His nametag reads ‘Richie’ and Eddie sort of wants to eat the table.

“Well, I gotta get back to work now, Ace,” Richie announces, sliding out of his booth. “But if you ever come back, I’ll make sure we get the expensive mayo in for you. And some extra hash browns too.”

With that, he taps the brim of his hat in a two-fingered salute, sends Eddie a wink and turns around to disappear into the kitchen.

Eddie is left sitting at the booth, trying and failing to process what just happened. He stares down at the uneaten omelette in front of him then promptly grabs his wallet, drops a twenty on the table and scarpers.


“How was work?” Stanley asks when Eddie opens the door and walks into their shared apartment.

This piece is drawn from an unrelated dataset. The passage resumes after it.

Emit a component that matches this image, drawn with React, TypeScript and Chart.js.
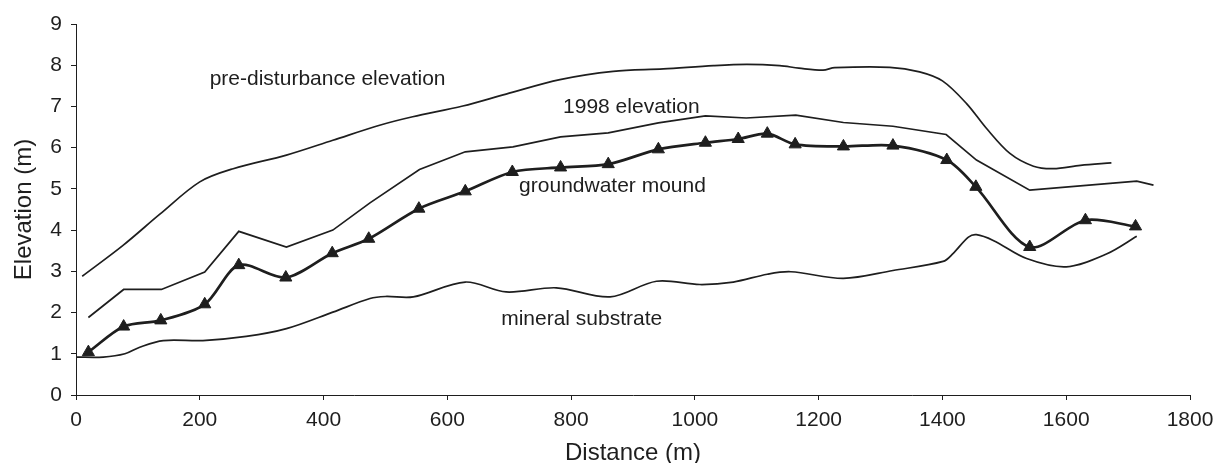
import React, { useEffect, useRef } from "react";
import { Chart, registerables } from "chart.js";

Chart.register(...registerables);

const FONT = "'Liberation Sans', Arial, Helvetica, sans-serif";
const INK = "#1e1e1e";

// pre-disturbance elevation
const preDisturbanceX = [10, 76, 135, 200, 254, 340, 415, 492, 544, 625, 695, 782, 868, 949, 1030, 1084, 1137, 1168, 1207, 1226, 1315, 1363, 1400, 1439, 1471, 1509, 1547, 1579, 1623, 1673];
const preDisturbanceY = [2.88, 3.63, 4.38, 5.17, 5.49, 5.82, 6.18, 6.55, 6.75, 7.01, 7.3, 7.65, 7.85, 7.91, 7.99, 8.02, 7.99, 7.93, 7.88, 7.94, 7.95, 7.84, 7.62, 7.07, 6.47, 5.86, 5.55, 5.49, 5.57, 5.63];

// 1998 elevation
const elev1998X = [20, 77, 138, 208, 263, 340, 415, 475, 555, 629, 706, 783, 860, 941, 1017, 1083, 1163, 1240, 1320, 1406, 1455, 1541, 1714, 1741];
const elev1998Y = [1.88, 2.56, 2.56, 2.98, 3.97, 3.59, 4.0, 4.66, 5.47, 5.9, 6.02, 6.26, 6.36, 6.6, 6.77, 6.72, 6.79, 6.61, 6.52, 6.32, 5.7, 4.97, 5.19, 5.09];

// groundwater mound
const moundX = [20, 77, 137, 208, 263, 339, 414, 473, 554, 629, 705, 783, 860, 941, 1017, 1070, 1117, 1162, 1240, 1320, 1407, 1454, 1541, 1631, 1712];
const moundY = [1.04, 1.66, 1.81, 2.2, 3.15, 2.85, 3.44, 3.79, 4.52, 4.94, 5.41, 5.52, 5.6, 5.96, 6.12, 6.21, 6.34, 6.08, 6.03, 6.05, 5.7, 5.05, 3.59, 4.24, 4.09];

// mineral substrate
const mineralX = [0, 44, 79, 103, 141, 205, 275, 340, 415, 475, 500, 545, 629, 695, 776, 863, 938, 1008, 1062, 1117, 1155, 1240, 1320, 1401, 1417, 1442, 1455, 1482, 1536, 1600, 1665, 1714];
const mineralY = [0.92, 0.92, 1.0, 1.16, 1.32, 1.32, 1.42, 1.61, 2.01, 2.34, 2.39, 2.38, 2.74, 2.5, 2.6, 2.38, 2.76, 2.68, 2.74, 2.93, 2.99, 2.83, 3.02, 3.24, 3.43, 3.83, 3.89, 3.75, 3.31, 3.11, 3.42, 3.85];

// in-plot curve labels (anchored in data units: left edge, text baseline)
const curveLabelText = ["pre-disturbance elevation", "1998 elevation", "groundwater mound", "mineral substrate"];
const curveLabelX = [216, 787, 716, 687];
const curveLabelY = [7.52, 6.84, 4.93, 1.71];

const toPoints = (xs: number[], ys: number[]) => xs.map((x, i) => ({ x, y: ys[i] }));

const curveLabelsPlugin = {
  id: "curveLabels",
  afterDatasetsDraw(chart: any) {
    const { ctx, scales } = chart;
    ctx.save();
    ctx.font = `21px ${FONT}`;
    ctx.fillStyle = INK;
    ctx.textAlign = "left";
    ctx.textBaseline = "alphabetic";
    curveLabelText.forEach((t, i) => {
      ctx.fillText(t, scales.x.getPixelForValue(curveLabelX[i]), scales.y.getPixelForValue(curveLabelY[i]));
    });
    ctx.restore();
  },
};

export default function App() {
  const ref = useRef<HTMLCanvasElement | null>(null);

  useEffect(() => {
    document.body.style.margin = "0";
    const canvas = ref.current;
    if (!canvas) return;
    const thin = { borderColor: INK, borderWidth: 1.7, pointRadius: 0, fill: false };
    const chart = new Chart(canvas, {
      type: "line",
      data: {
        datasets: [
          { ...thin, label: "pre-disturbance elevation", data: toPoints(preDisturbanceX, preDisturbanceY), tension: 0.33 },
          { ...thin, label: "1998 elevation", data: toPoints(elev1998X, elev1998Y), tension: 0 },
          {
            label: "groundwater mound",
            data: toPoints(moundX, moundY),
            borderColor: INK,
            borderWidth: 2.7,
            tension: 0.3,
            fill: false,
            pointStyle: "triangle",
            pointRadius: 7,
            pointBackgroundColor: INK,
            pointBorderColor: INK,
            pointBorderWidth: 1,
          },
          { ...thin, label: "mineral substrate", data: toPoints(mineralX, mineralY), tension: 0.33 },
        ],
      },
      options: {
        animation: false,
        responsive: false,
        devicePixelRatio: 1,
        layout: { padding: { left: 0, right: 26, top: 24, bottom: 0 } },
        plugins: { legend: { display: false }, tooltip: { enabled: false } },
        scales: {
          x: {
            type: "linear",
            min: 0,
            max: 1800,
            ticks: { stepSize: 200, font: { family: FONT, size: 21 }, color: INK, padding: 8, maxRotation: 0, autoSkip: false, callback: (v: any) => String(v) },
            grid: { display: true, drawOnChartArea: false, drawTicks: true, tickLength: 5, color: INK, lineWidth: 1 },
            border: { display: true, color: INK, width: 1 },
            title: { display: true, text: "Distance (m)", font: { family: FONT, size: 24 }, color: INK, padding: { top: 0, bottom: -5 } },
            afterFit: (s: any) => { s.height = 68; s.paddingRight = 0; s.paddingLeft = 0; },
          },
          y: {
            type: "linear",
            min: 0,
            max: 9,
            ticks: { stepSize: 1, font: { family: FONT, size: 21 }, color: INK, padding: 9, callback: (v: any) => String(v) },
            grid: { display: true, drawOnChartArea: false, drawTicks: true, tickLength: 5, color: INK, lineWidth: 1 },
            border: { display: true, color: INK, width: 1 },
            title: { display: true, text: "Elevation (m)", font: { family: FONT, size: 24 }, color: INK, padding: { top: 10, bottom: 0 } },
            afterFit: (s: any) => { s.width = 76; s.paddingTop = 0; s.paddingBottom = 0; },
          },
        },
      },
      plugins: [curveLabelsPlugin],
    });
    return () => chart.destroy();
  }, []);

  return (
    <div style={{ width: 1216, height: 463, background: "#fff" }}>
      <canvas ref={ref} width={1216} height={463} style={{ width: 1216, height: 463, display: "block" }} />
    </div>
  );
}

He speaks quietly, so Patty must still be sleeping, which makes sense since Eddie often goes to bed when Stan starts his job at the asscrack of dawn.

“Work was work,” Eddie says tiredly. His mind is still at an IHOP booth downtown.

“You want any breakfast?” Stan says. He opens the fridge door and pulls out a red packet. “I got you hash browns from the store, by the way.”

Eddie stops in the middle of the hallway and stares at Stan, holding up the food bag with information printed on it announcing that the contents inside can be cooked from frozen.

“N-no, I’m good, thanks,” Eddie manages. “I’m just going to head to bed.”

He waves quickly to Stan and slips into his bedroom, soundly shutting the door behind him and pressing his back against the wood.

The fact that he could have had hash browns at home all along should be making him way more annoyed than he is. In fact, that more he thinks about broad shoulders and a wide grin and tortoise shell glasses, he realises that he isn’t annoyed at all.

But he’s way too fucking tired to unpack that tonight.